Write out each line word for word. Drop pictures.

-- begin Available data --

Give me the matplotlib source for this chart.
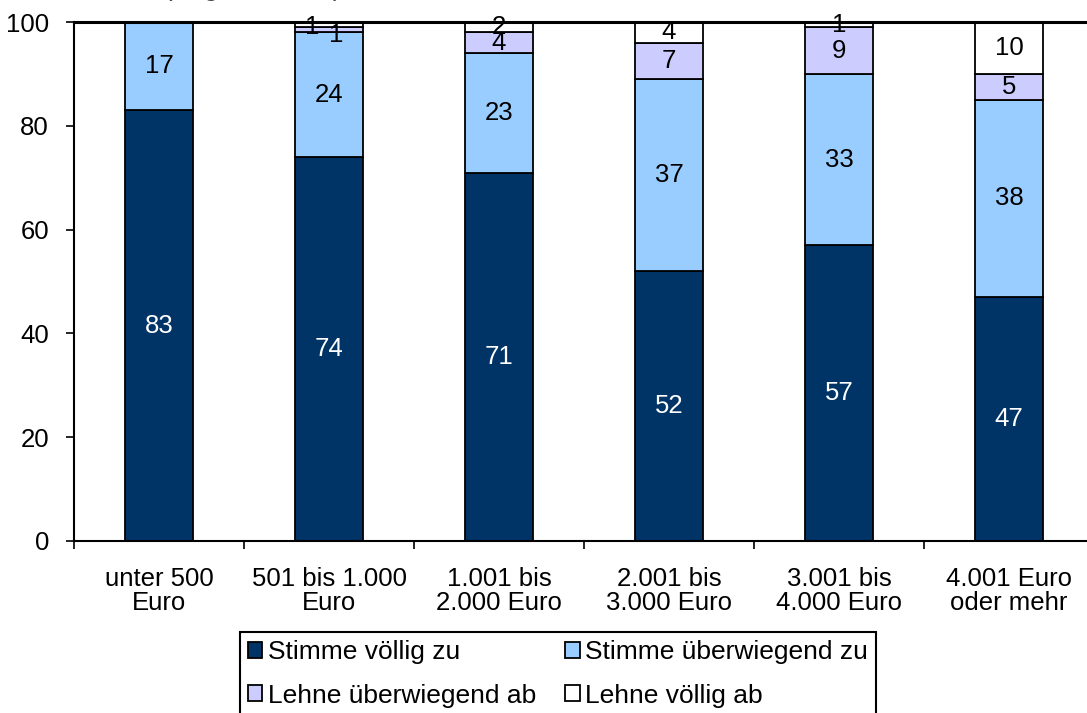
import numpy as np
import matplotlib.pyplot as plt

plt.rcParams['font.family'] = ['Liberation Sans', 'DejaVu Sans']

# ─── Data

categories = ['unter 500\nEuro', '501 bis 1.000\nEuro', '1.001 bis\n2.000 Euro',
              '2.001 bis\n3.000 Euro', '3.001 bis\n4.000 Euro', '4.001 Euro\noder mehr']
series_names = ['Stimme völlig zu', 'Stimme überwiegend zu',
                'Lehne überwiegend ab', 'Lehne völlig ab']
voellig_zu = [83, 74, 71, 52, 57, 47]
ueberwiegend_zu = [17, 24, 23, 37, 33, 38]
ueberwiegend_ab = [0, 1, 4, 7, 9, 5]
voellig_ab = [0, 1, 2, 4, 1, 10]

colors = ['#003366', '#99CCFF', '#CCCCFF', '#FFFFFF']
text_colors = ['white', 'black', 'black', 'black']

FS = 18.5

# ─── Figure

fig = plt.figure(figsize=(10.87, 7.13), dpi=100)
ax = fig.add_axes([74/1087, 1 - 541/713, 1020/1087, 519/713])

x = np.arange(len(categories))
bottom = np.zeros(len(categories))
for k, (vals, name) in enumerate(zip([voellig_zu, ueberwiegend_zu, ueberwiegend_ab, voellig_ab],
                                     series_names)):
  vals = np.array(vals, dtype=float)
  ax.bar(x, vals, width=0.4, bottom=bottom, color=colors[k],
         edgecolor='black', linewidth=1.3, label=name, zorder=2)
  for i, v in enumerate(vals):
    if v <= 0: continue
    xc, yc = x[i], bottom[i] + v/2
    # tiny segments in the second bar get nudged apart
    if i == 1 and k == 2: xc, yc = xc + 0.04, yc - 1.0
    if i == 1 and k == 3: xc, yc = xc - 0.1, yc - 0.5
    ax.text(xc, yc, f'{int(v)}', ha='center', va='center',
            fontsize=FS, color=text_colors[k], zorder=3)
  bottom += vals

# ─── Axes settings

ax.set_xlim(-0.5, 5.5)
ax.set_ylim(0, 100)
ax.set_yticks(np.arange(0, 101, 20))
ax.tick_params(axis='y', labelsize=FS, length=6, width=1.2, direction='out', pad=12)

ax.set_xticks(np.arange(-0.5, 6, 1))
ax.set_xticklabels([])
ax.tick_params(axis='x', which='major', length=6, width=1.2, direction='out')
ax.set_xticks(x, minor=True)
ax.set_xticklabels(categories, minor=True, fontsize=FS, linespacing=1.0)
ax.tick_params(axis='x', which='minor', length=0, pad=19)

for s in ['left', 'bottom', 'top']:
  ax.spines[s].set_linewidth(1.5)
ax.spines['top'].set_linewidth(2.2)
ax.spines['right'].set_visible(False)

# Subtitle, mostly above the top edge
fig.text(253/1087, 1 + 4/713, '(Angaben in %)', ha='center', va='baseline',
         fontsize=FS, color='#444444')

# Legend, filled row by row
h, l = ax.get_legend_handles_labels()
order = [0, 2, 1, 3]
leg = fig.legend([h[i] for i in order], [l[i] for i in order],
                 loc='upper left', bbox_to_anchor=(240/1087, 1 - 632/713),
                 ncol=2, fontsize=19, frameon=True, fancybox=False,
                 edgecolor='black', framealpha=1, handlelength=0.55,
                 handleheight=0.55, handletextpad=0.2, columnspacing=1.1,
                 borderpad=0.3, labelspacing=0.75, borderaxespad=0)
leg.get_frame().set_linewidth(1.5)

fig.savefig('out.png', dpi=100)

-- end Available data --

Task solution =
Give me the matplotlib source for this chart.
import numpy as np
import matplotlib.pyplot as plt

plt.rcParams['font.family'] = ['Liberation Sans', 'DejaVu Sans']

# ─── Data

categories = ['unter 500\nEuro', '501 bis 1.000\nEuro', '1.001 bis\n2.000 Euro',
              '2.001 bis\n3.000 Euro', '3.001 bis\n4.000 Euro', '4.001 Euro\noder mehr']
series_names = ['Stimme völlig zu', 'Stimme überwiegend zu',
                'Lehne überwiegend ab', 'Lehne völlig ab']
voellig_zu = [83, 74, 71, 52, 57, 47]
ueberwiegend_zu = [17, 24, 23, 37, 33, 38]
ueberwiegend_ab = [0, 1, 4, 7, 9, 5]
voellig_ab = [0, 1, 2, 4, 1, 10]

colors = ['#003366', '#99CCFF', '#CCCCFF', '#FFFFFF']
text_colors = ['white', 'black', 'black', 'black']

FS = 18.5

# ─── Figure

fig = plt.figure(figsize=(10.87, 7.13), dpi=100)
ax = fig.add_axes([74/1087, 1 - 541/713, 1020/1087, 519/713])

x = np.arange(len(categories))
bottom = np.zeros(len(categories))
for k, (vals, name) in enumerate(zip([voellig_zu, ueberwiegend_zu, ueberwiegend_ab, voellig_ab],
                                     series_names)):
  vals = np.array(vals, dtype=float)
  ax.bar(x, vals, width=0.4, bottom=bottom, color=colors[k],
         edgecolor='black', linewidth=1.3, label=name, zorder=2)
  for i, v in enumerate(vals):
    if v <= 0: continue
    xc, yc = x[i], bottom[i] + v/2
    # tiny segments in the second bar get nudged apart
    if i == 1 and k == 2: xc, yc = xc + 0.04, yc - 1.0
    if i == 1 and k == 3: xc, yc = xc - 0.1, yc - 0.5
    ax.text(xc, yc, f'{int(v)}', ha='center', va='center',
            fontsize=FS, color=text_colors[k], zorder=3)
  bottom += vals

# ─── Axes settings

ax.set_xlim(-0.5, 5.5)
ax.set_ylim(0, 100)
ax.set_yticks(np.arange(0, 101, 20))
ax.tick_params(axis='y', labelsize=FS, length=6, width=1.2, direction='out', pad=12)

ax.set_xticks(np.arange(-0.5, 6, 1))
ax.set_xticklabels([])
ax.tick_params(axis='x', which='major', length=6, width=1.2, direction='out')
ax.set_xticks(x, minor=True)
ax.set_xticklabels(categories, minor=True, fontsize=FS, linespacing=1.0)
ax.tick_params(axis='x', which='minor', length=0, pad=19)

for s in ['left', 'bottom', 'top']:
  ax.spines[s].set_linewidth(1.5)
ax.spines['top'].set_linewidth(2.2)
ax.spines['right'].set_visible(False)

# Subtitle, mostly above the top edge
fig.text(253/1087, 1 + 4/713, '(Angaben in %)', ha='center', va='baseline',
         fontsize=FS, color='#444444')

# Legend, filled row by row
h, l = ax.get_legend_handles_labels()
order = [0, 2, 1, 3]
leg = fig.legend([h[i] for i in order], [l[i] for i in order],
                 loc='upper left', bbox_to_anchor=(240/1087, 1 - 632/713),
                 ncol=2, fontsize=19, frameon=True, fancybox=False,
                 edgecolor='black', framealpha=1, handlelength=0.55,
                 handleheight=0.55, handletextpad=0.2, columnspacing=1.1,
                 borderpad=0.3, labelspacing=0.75, borderaxespad=0)
leg.get_frame().set_linewidth(1.5)

fig.savefig('out.png', dpi=100)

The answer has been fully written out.